The hybrid model can be configured in config.yaml:

hybrid_model:
  lightgbm_weight: 0.6
  bilstm_weight: 0.4
  threshold: 0.7
  adaptive_weights: true

Usage

from models.hybrid_classifier import HybridClassifier
from models.lightgbm_model import LightGBMModel
from models.bilstm_model import BiLSTMModel

# Load individual models
lightgbm_model = LightGBMModel.load('models/lightgbm_model.pkl')
bilstm_model = BiLSTMModel.load('models/bilstm_model.h5')

# Create hybrid model
hybrid_model = HybridClassifier(
    models=[lightgbm_model, bilstm_model],
    weights=[0.6, 0.4],
    threshold=0.7
)

# Make predictions
predictions, confidence_scores = hybrid_model.predict(X_test)

Model Training

The model training process involves several steps:

  1. Data Preprocessing: Clean and normalize the data
  2. Feature Selection: Select the most informative features using HHOSSSA
  3. Data Balancing: Balance the dataset using HHOSSSA-SMOTE
  4. Model Training: Train the LightGBM and Bi-LSTM models
  5. Hybrid Model: Combine the models into a hybrid classifier
  6. Evaluation: Evaluate the model performance using cross-validation

Implementation

The model training process is implemented in models/train_models.py.
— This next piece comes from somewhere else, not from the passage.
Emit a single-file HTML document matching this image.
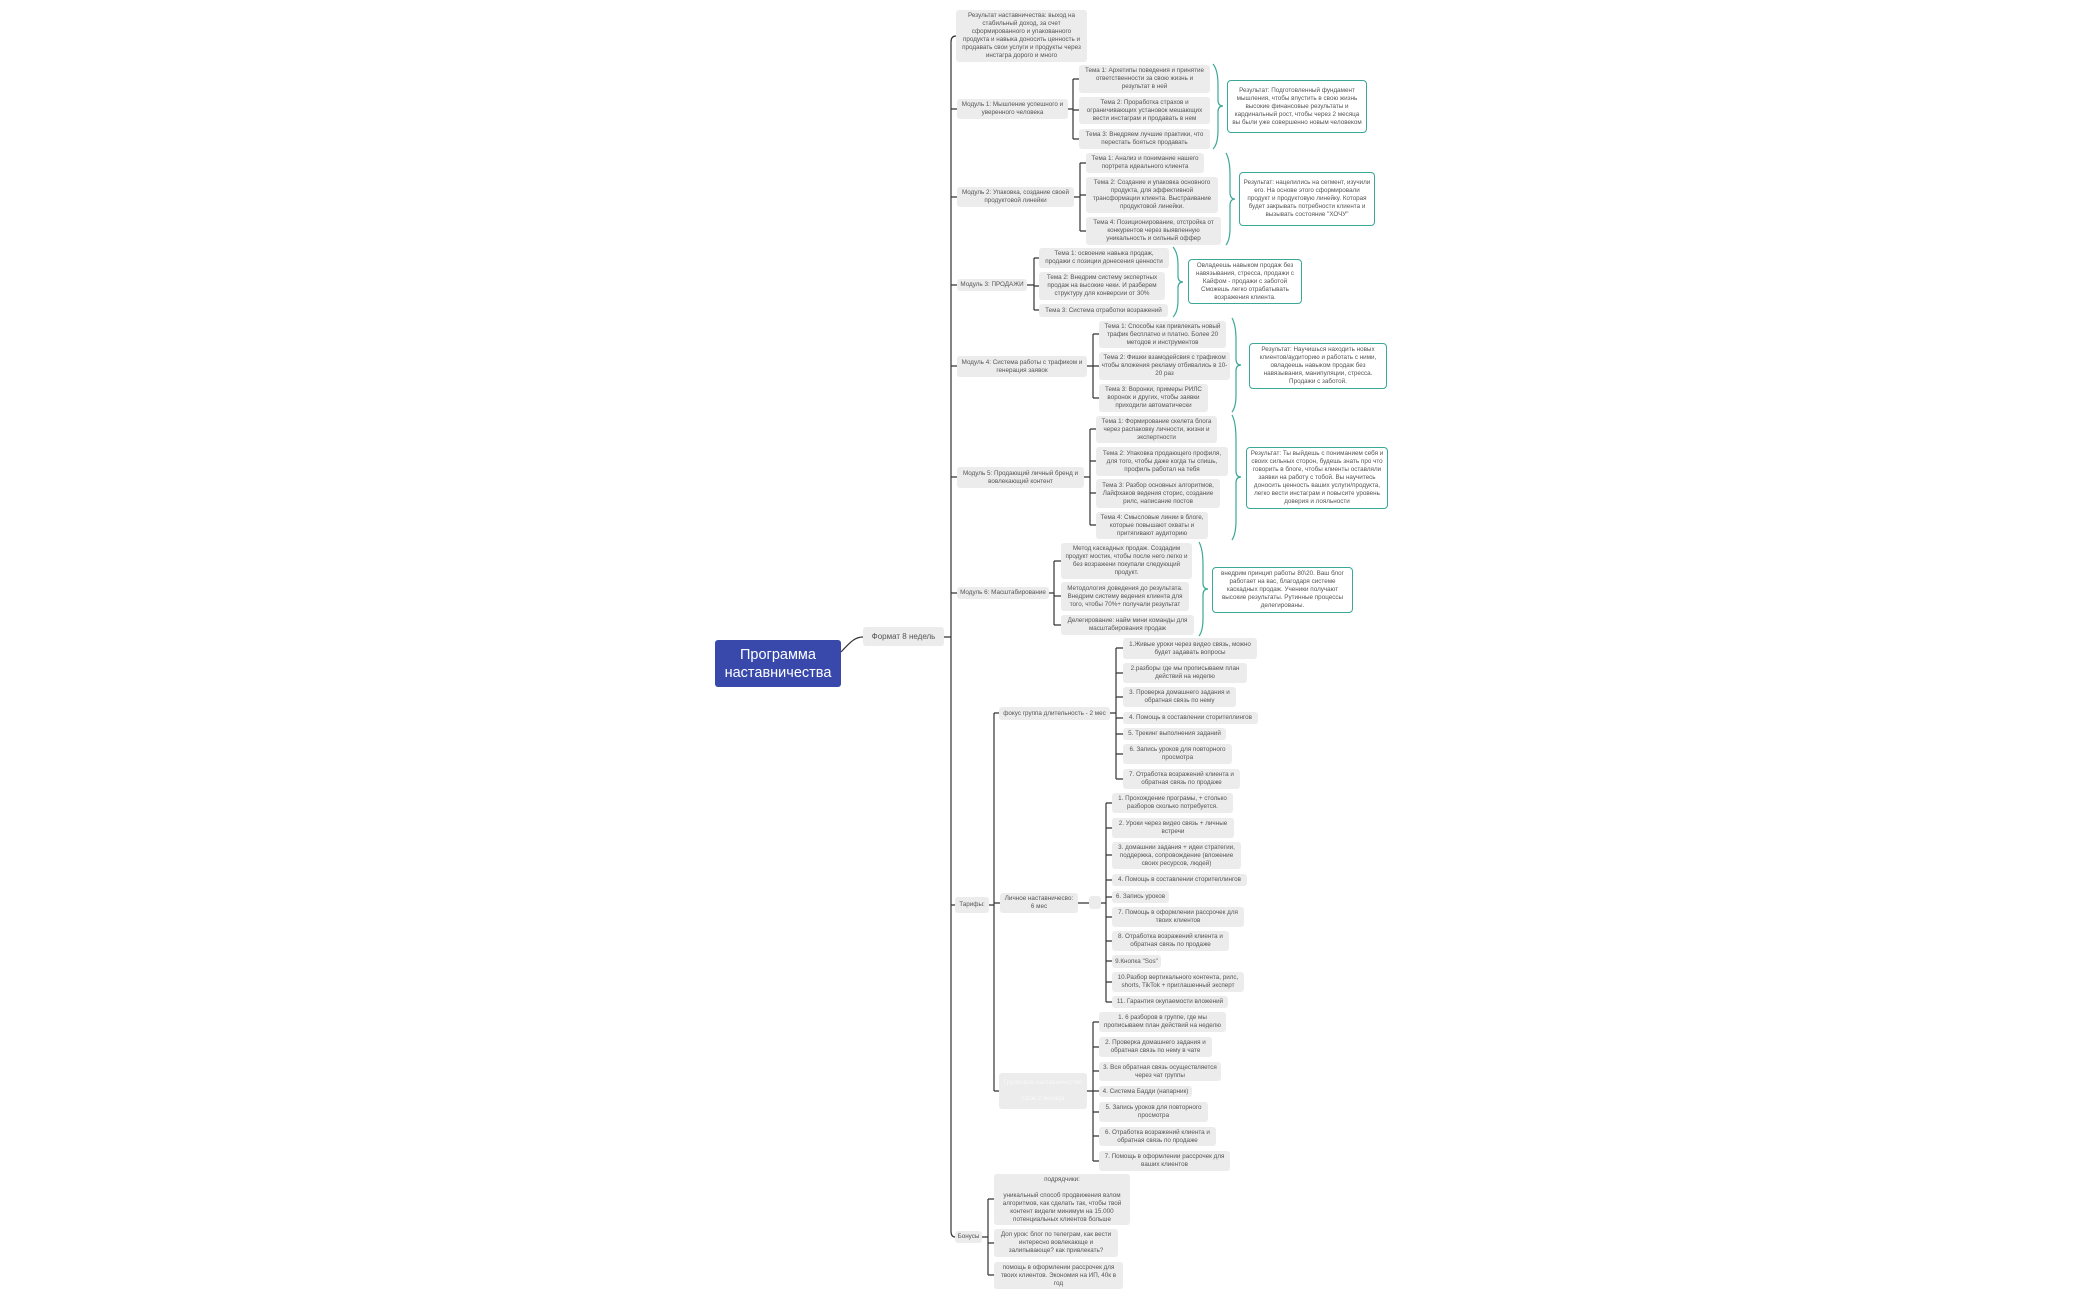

The key steps are:

  1. Load Data: Load the training data
  2. Preprocess Data: Preprocess the data
  3. Select Features: Select features using HHOSSSA
  4. Balance Data: Balance the data using HHOSSSA-SMOTE
  5. Train Models: Train the LightGBM and Bi-LSTM models
  6. Create Hybrid Model: Create the hybrid model
  7. Evaluate Models: Evaluate the models using cross-validation
  8. Save Models: Save the trained models

Usage

python models/train_models.py --data_path data/training_data.csv --save_dir models/saved

Model Evaluation

The model evaluation process involves several metrics:

  1. Accuracy: Percentage of correct predictions
  2. Precision: Percentage of true positives among positive predictions
  3. Recall: Percentage of true positives among actual positives
  4. F1 Score: Harmonic mean of precision and recall
  5. AUC-ROC: Area under the Receiver Operating Characteristic curve
  6. Confusion Matrix: Matrix showing true positives, false positives, true negatives, and false negatives

Implementation

The model evaluation is implemented in evaluation/evaluation_metrics.py. The key metrics are:

  1. Classification Metrics: Accuracy, precision, recall, F1 score
  2. ROC Curve: ROC curve and AUC-ROC
  3. Confusion Matrix: Confusion matrix
  4. Feature Importance: Feature importance for the LightGBM model
  5. Learning Curves: Learning curves for the models

Usage

from evaluation.evaluation_metrics import evaluate_model

# Evaluate model
metrics = evaluate_model(model, X_test, y_test)

# Print metrics
print(f"Accuracy: {metrics['accuracy']:.4f}")
print(f"Precision: {metrics['precision']:.4f}")
print(f"Recall: {metrics['recall']:.4f}")
print(f"F1 Score: {metrics['f1_score']:.4f}")
print(f"AUC-ROC: {metrics['auc_roc']:.4f}")

Cross-Validation

The cross-validation process involves:

  1. K-Fold Cross-Validation: Split the data into K folds
  2. Stratified Sampling: Ensure each fold has the same class distribution
  3. Model Training: Train the model on K-1 folds
  4. Model Evaluation: Evaluate the model on the remaining fold
  5. Repeat: Repeat the process K times

Implementation

The cross-validation is implemented in evaluation/cross_validation.py. The key steps are:

  1. Data Splitting: Split the data into K folds
  2. Model Training: Train the model on each fold
  3. Model Evaluation: Evaluate the model on each fold
  4. Metrics Aggregation: Aggregate the metrics across all folds

Usage

from evaluation.cross_validation import cross_validate

# Perform cross-validation
cv_results = cross_validate(model, X, y, n_splits=5)

# Print results
print(f"Mean Accuracy: {cv_results['accuracy_mean']:.4f} ± {cv_results['accuracy_std']:.4f}")
print(f"Mean Precision: {cv_results['precision_mean']:.4f} ± {cv_results['precision_std']:.4f}")
print(f"Mean Recall: {cv_results['recall_mean']:.4f} ± {cv_results['recall_std']:.4f}")
print(f"Mean F1 Score: {cv_results['f1_score_mean']:.4f} ± {cv_results['f1_score_std']:.4f}")
print(f"Mean AUC-ROC: {cv_results['auc_roc_mean']:.4f} ± {cv_results['auc_roc_std']:.4f}")

Conclusion

The machine learning models in the APT Detection System provide a robust, accurate approach to detecting advanced persistent threats. By combining multiple models and techniques, the system can effectively identify a wide range of threats and adapt to evolving attack patterns.